Required task
Images must not appear in your copy; reproduce every other part of the records exactly.

——————————

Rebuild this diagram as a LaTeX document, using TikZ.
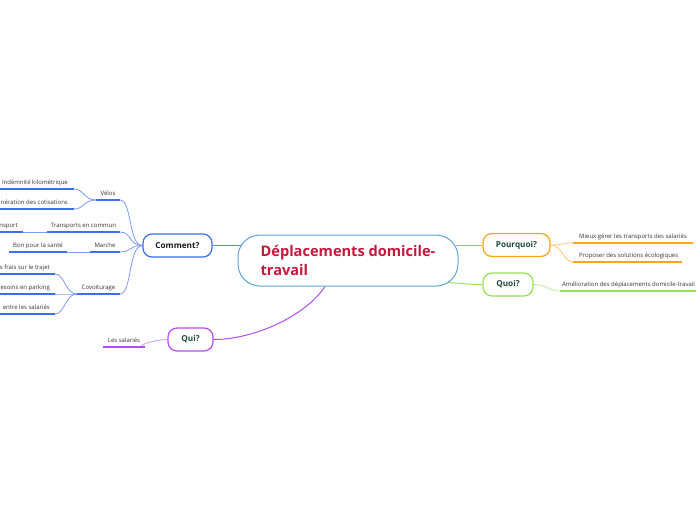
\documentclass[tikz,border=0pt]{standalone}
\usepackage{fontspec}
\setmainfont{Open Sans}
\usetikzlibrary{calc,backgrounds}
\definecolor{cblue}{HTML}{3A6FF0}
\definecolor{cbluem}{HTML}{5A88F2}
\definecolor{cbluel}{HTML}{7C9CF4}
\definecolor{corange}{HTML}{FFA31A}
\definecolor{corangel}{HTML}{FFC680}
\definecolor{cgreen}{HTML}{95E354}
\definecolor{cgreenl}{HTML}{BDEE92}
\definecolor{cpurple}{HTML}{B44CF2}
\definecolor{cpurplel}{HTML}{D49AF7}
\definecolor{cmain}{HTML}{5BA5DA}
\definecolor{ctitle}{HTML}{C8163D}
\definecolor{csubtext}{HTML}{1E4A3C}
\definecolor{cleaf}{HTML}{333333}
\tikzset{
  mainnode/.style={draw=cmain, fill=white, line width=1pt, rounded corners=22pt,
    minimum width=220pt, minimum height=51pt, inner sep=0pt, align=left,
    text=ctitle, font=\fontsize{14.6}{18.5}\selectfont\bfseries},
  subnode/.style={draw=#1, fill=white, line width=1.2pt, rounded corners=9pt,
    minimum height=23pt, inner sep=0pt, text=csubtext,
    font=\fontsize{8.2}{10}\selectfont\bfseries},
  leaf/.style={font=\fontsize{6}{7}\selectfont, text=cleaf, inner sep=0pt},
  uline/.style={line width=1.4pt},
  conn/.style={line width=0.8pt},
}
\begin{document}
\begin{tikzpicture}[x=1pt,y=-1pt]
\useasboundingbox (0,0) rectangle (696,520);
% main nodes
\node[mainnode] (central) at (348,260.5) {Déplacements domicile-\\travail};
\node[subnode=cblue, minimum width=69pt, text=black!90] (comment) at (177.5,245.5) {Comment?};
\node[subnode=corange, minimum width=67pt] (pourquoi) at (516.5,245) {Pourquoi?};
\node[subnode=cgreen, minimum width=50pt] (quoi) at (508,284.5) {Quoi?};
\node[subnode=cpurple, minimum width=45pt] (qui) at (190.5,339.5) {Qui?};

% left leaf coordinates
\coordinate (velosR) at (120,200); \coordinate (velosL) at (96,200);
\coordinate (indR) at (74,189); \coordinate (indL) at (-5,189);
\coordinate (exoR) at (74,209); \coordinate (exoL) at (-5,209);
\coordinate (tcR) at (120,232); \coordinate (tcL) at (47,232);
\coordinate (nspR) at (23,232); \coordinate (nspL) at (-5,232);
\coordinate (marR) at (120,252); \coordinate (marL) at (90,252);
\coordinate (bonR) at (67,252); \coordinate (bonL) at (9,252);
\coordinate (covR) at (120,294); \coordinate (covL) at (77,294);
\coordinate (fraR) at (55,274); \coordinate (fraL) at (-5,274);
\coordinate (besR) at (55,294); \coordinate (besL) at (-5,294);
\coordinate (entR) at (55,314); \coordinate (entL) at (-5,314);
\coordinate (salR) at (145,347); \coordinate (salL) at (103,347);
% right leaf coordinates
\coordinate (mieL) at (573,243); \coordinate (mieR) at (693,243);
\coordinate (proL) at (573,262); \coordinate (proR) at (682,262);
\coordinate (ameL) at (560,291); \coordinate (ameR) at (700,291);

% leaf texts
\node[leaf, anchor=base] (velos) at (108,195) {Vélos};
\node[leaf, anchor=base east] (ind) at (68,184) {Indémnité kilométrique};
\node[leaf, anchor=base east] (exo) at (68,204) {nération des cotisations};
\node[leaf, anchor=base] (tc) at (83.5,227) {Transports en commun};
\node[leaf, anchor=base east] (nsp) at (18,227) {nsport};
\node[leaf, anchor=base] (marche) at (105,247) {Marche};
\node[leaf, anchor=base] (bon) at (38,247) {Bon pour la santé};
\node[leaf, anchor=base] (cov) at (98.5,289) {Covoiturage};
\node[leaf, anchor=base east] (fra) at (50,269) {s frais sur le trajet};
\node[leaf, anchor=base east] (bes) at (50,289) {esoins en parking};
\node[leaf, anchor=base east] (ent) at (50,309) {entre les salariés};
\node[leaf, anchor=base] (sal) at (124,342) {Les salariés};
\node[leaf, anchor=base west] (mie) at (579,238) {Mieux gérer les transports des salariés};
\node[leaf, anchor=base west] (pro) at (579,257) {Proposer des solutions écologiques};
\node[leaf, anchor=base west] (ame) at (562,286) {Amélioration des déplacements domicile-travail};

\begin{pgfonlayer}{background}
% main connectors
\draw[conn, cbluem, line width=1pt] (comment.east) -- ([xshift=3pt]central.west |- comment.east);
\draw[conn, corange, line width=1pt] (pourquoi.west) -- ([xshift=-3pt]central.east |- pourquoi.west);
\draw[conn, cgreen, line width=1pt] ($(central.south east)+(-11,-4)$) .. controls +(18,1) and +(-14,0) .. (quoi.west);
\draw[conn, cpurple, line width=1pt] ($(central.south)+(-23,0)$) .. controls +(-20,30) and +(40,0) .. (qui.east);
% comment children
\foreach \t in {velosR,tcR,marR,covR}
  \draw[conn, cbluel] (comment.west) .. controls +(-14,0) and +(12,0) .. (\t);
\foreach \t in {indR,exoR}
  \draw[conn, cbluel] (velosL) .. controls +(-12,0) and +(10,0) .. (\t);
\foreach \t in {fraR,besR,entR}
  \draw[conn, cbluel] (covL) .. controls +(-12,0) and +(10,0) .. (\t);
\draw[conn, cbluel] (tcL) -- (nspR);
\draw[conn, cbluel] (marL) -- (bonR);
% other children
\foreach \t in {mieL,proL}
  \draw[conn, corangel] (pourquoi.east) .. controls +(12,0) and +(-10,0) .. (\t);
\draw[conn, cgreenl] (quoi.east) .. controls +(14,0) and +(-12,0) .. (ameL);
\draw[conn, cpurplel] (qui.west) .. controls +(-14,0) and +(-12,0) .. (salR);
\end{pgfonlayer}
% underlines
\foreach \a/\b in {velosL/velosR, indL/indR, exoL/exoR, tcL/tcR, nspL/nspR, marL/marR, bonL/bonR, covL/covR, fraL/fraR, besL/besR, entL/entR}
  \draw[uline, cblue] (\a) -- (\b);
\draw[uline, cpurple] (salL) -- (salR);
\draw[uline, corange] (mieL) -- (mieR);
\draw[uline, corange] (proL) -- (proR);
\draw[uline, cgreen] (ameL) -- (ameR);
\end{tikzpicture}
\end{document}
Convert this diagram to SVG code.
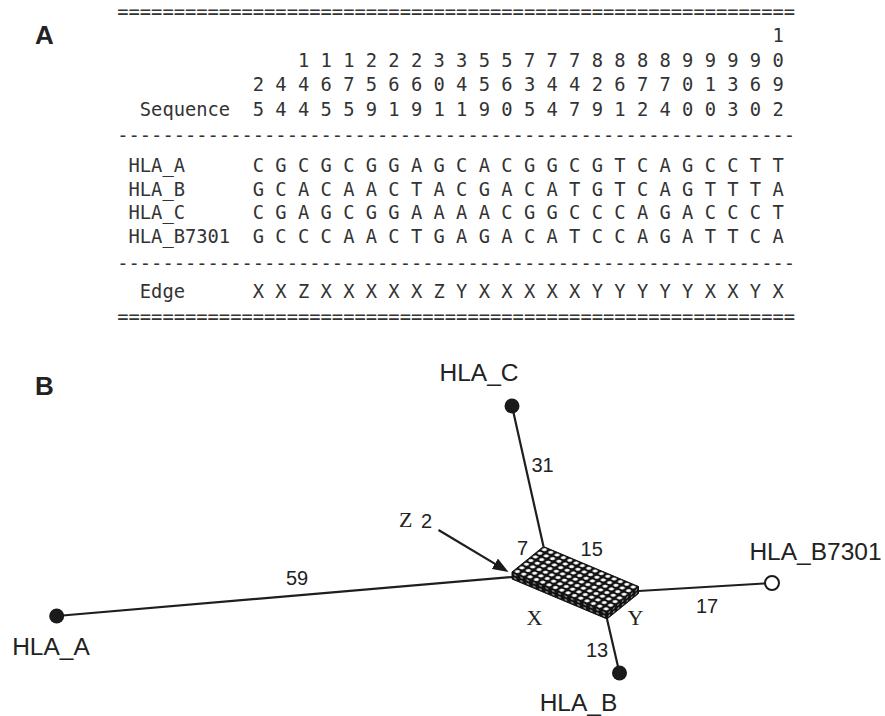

——————————

Output of the task
Rebuild this diagram as a LaTeX document, using TikZ.
\documentclass[tikz,border=0pt]{standalone}
\usepackage{fontspec}
\setmainfont{Open Sans}
\usetikzlibrary{calc,backgrounds}
\definecolor{cblue}{HTML}{3A6FF0}
\definecolor{cbluem}{HTML}{5A88F2}
\definecolor{cbluel}{HTML}{7C9CF4}
\definecolor{corange}{HTML}{FFA31A}
\definecolor{corangel}{HTML}{FFC680}
\definecolor{cgreen}{HTML}{95E354}
\definecolor{cgreenl}{HTML}{BDEE92}
\definecolor{cpurple}{HTML}{B44CF2}
\definecolor{cpurplel}{HTML}{D49AF7}
\definecolor{cmain}{HTML}{5BA5DA}
\definecolor{ctitle}{HTML}{C8163D}
\definecolor{csubtext}{HTML}{1E4A3C}
\definecolor{cleaf}{HTML}{333333}
\tikzset{
  mainnode/.style={draw=cmain, fill=white, line width=1pt, rounded corners=22pt,
    minimum width=220pt, minimum height=51pt, inner sep=0pt, align=left,
    text=ctitle, font=\fontsize{14.6}{18.5}\selectfont\bfseries},
  subnode/.style={draw=#1, fill=white, line width=1.2pt, rounded corners=9pt,
    minimum height=23pt, inner sep=0pt, text=csubtext,
    font=\fontsize{8.2}{10}\selectfont\bfseries},
  leaf/.style={font=\fontsize{6}{7}\selectfont, text=cleaf, inner sep=0pt},
  uline/.style={line width=1.4pt},
  conn/.style={line width=0.8pt},
}
\begin{document}
\begin{tikzpicture}[x=1pt,y=-1pt]
\useasboundingbox (0,0) rectangle (696,520);
% main nodes
\node[mainnode] (central) at (348,260.5) {Déplacements domicile-\\travail};
\node[subnode=cblue, minimum width=69pt, text=black!90] (comment) at (177.5,245.5) {Comment?};
\node[subnode=corange, minimum width=67pt] (pourquoi) at (516.5,245) {Pourquoi?};
\node[subnode=cgreen, minimum width=50pt] (quoi) at (508,284.5) {Quoi?};
\node[subnode=cpurple, minimum width=45pt] (qui) at (190.5,339.5) {Qui?};

% left leaf coordinates
\coordinate (velosR) at (120,200); \coordinate (velosL) at (96,200);
\coordinate (indR) at (74,189); \coordinate (indL) at (-5,189);
\coordinate (exoR) at (74,209); \coordinate (exoL) at (-5,209);
\coordinate (tcR) at (120,232); \coordinate (tcL) at (47,232);
\coordinate (nspR) at (23,232); \coordinate (nspL) at (-5,232);
\coordinate (marR) at (120,252); \coordinate (marL) at (90,252);
\coordinate (bonR) at (67,252); \coordinate (bonL) at (9,252);
\coordinate (covR) at (120,294); \coordinate (covL) at (77,294);
\coordinate (fraR) at (55,274); \coordinate (fraL) at (-5,274);
\coordinate (besR) at (55,294); \coordinate (besL) at (-5,294);
\coordinate (entR) at (55,314); \coordinate (entL) at (-5,314);
\coordinate (salR) at (145,347); \coordinate (salL) at (103,347);
% right leaf coordinates
\coordinate (mieL) at (573,243); \coordinate (mieR) at (693,243);
\coordinate (proL) at (573,262); \coordinate (proR) at (682,262);
\coordinate (ameL) at (560,291); \coordinate (ameR) at (700,291);

% leaf texts
\node[leaf, anchor=base] (velos) at (108,195) {Vélos};
\node[leaf, anchor=base east] (ind) at (68,184) {Indémnité kilométrique};
\node[leaf, anchor=base east] (exo) at (68,204) {nération des cotisations};
\node[leaf, anchor=base] (tc) at (83.5,227) {Transports en commun};
\node[leaf, anchor=base east] (nsp) at (18,227) {nsport};
\node[leaf, anchor=base] (marche) at (105,247) {Marche};
\node[leaf, anchor=base] (bon) at (38,247) {Bon pour la santé};
\node[leaf, anchor=base] (cov) at (98.5,289) {Covoiturage};
\node[leaf, anchor=base east] (fra) at (50,269) {s frais sur le trajet};
\node[leaf, anchor=base east] (bes) at (50,289) {esoins en parking};
\node[leaf, anchor=base east] (ent) at (50,309) {entre les salariés};
\node[leaf, anchor=base] (sal) at (124,342) {Les salariés};
\node[leaf, anchor=base west] (mie) at (579,238) {Mieux gérer les transports des salariés};
\node[leaf, anchor=base west] (pro) at (579,257) {Proposer des solutions écologiques};
\node[leaf, anchor=base west] (ame) at (562,286) {Amélioration des déplacements domicile-travail};

\begin{pgfonlayer}{background}
% main connectors
\draw[conn, cbluem, line width=1pt] (comment.east) -- ([xshift=3pt]central.west |- comment.east);
\draw[conn, corange, line width=1pt] (pourquoi.west) -- ([xshift=-3pt]central.east |- pourquoi.west);
\draw[conn, cgreen, line width=1pt] ($(central.south east)+(-11,-4)$) .. controls +(18,1) and +(-14,0) .. (quoi.west);
\draw[conn, cpurple, line width=1pt] ($(central.south)+(-23,0)$) .. controls +(-20,30) and +(40,0) .. (qui.east);
% comment children
\foreach \t in {velosR,tcR,marR,covR}
  \draw[conn, cbluel] (comment.west) .. controls +(-14,0) and +(12,0) .. (\t);
\foreach \t in {indR,exoR}
  \draw[conn, cbluel] (velosL) .. controls +(-12,0) and +(10,0) .. (\t);
\foreach \t in {fraR,besR,entR}
  \draw[conn, cbluel] (covL) .. controls +(-12,0) and +(10,0) .. (\t);
\draw[conn, cbluel] (tcL) -- (nspR);
\draw[conn, cbluel] (marL) -- (bonR);
% other children
\foreach \t in {mieL,proL}
  \draw[conn, corangel] (pourquoi.east) .. controls +(12,0) and +(-10,0) .. (\t);
\draw[conn, cgreenl] (quoi.east) .. controls +(14,0) and +(-12,0) .. (ameL);
\draw[conn, cpurplel] (qui.west) .. controls +(-14,0) and +(-12,0) .. (salR);
\end{pgfonlayer}
% underlines
\foreach \a/\b in {velosL/velosR, indL/indR, exoL/exoR, tcL/tcR, nspL/nspR, marL/marR, bonL/bonR, covL/covR, fraL/fraR, besL/besR, entL/entR}
  \draw[uline, cblue] (\a) -- (\b);
\draw[uline, cpurple] (salL) -- (salR);
\draw[uline, corange] (mieL) -- (mieR);
\draw[uline, corange] (proL) -- (proR);
\draw[uline, cgreen] (ameL) -- (ameR);
\end{tikzpicture}
\end{document}
Convert this diagram to SVG code.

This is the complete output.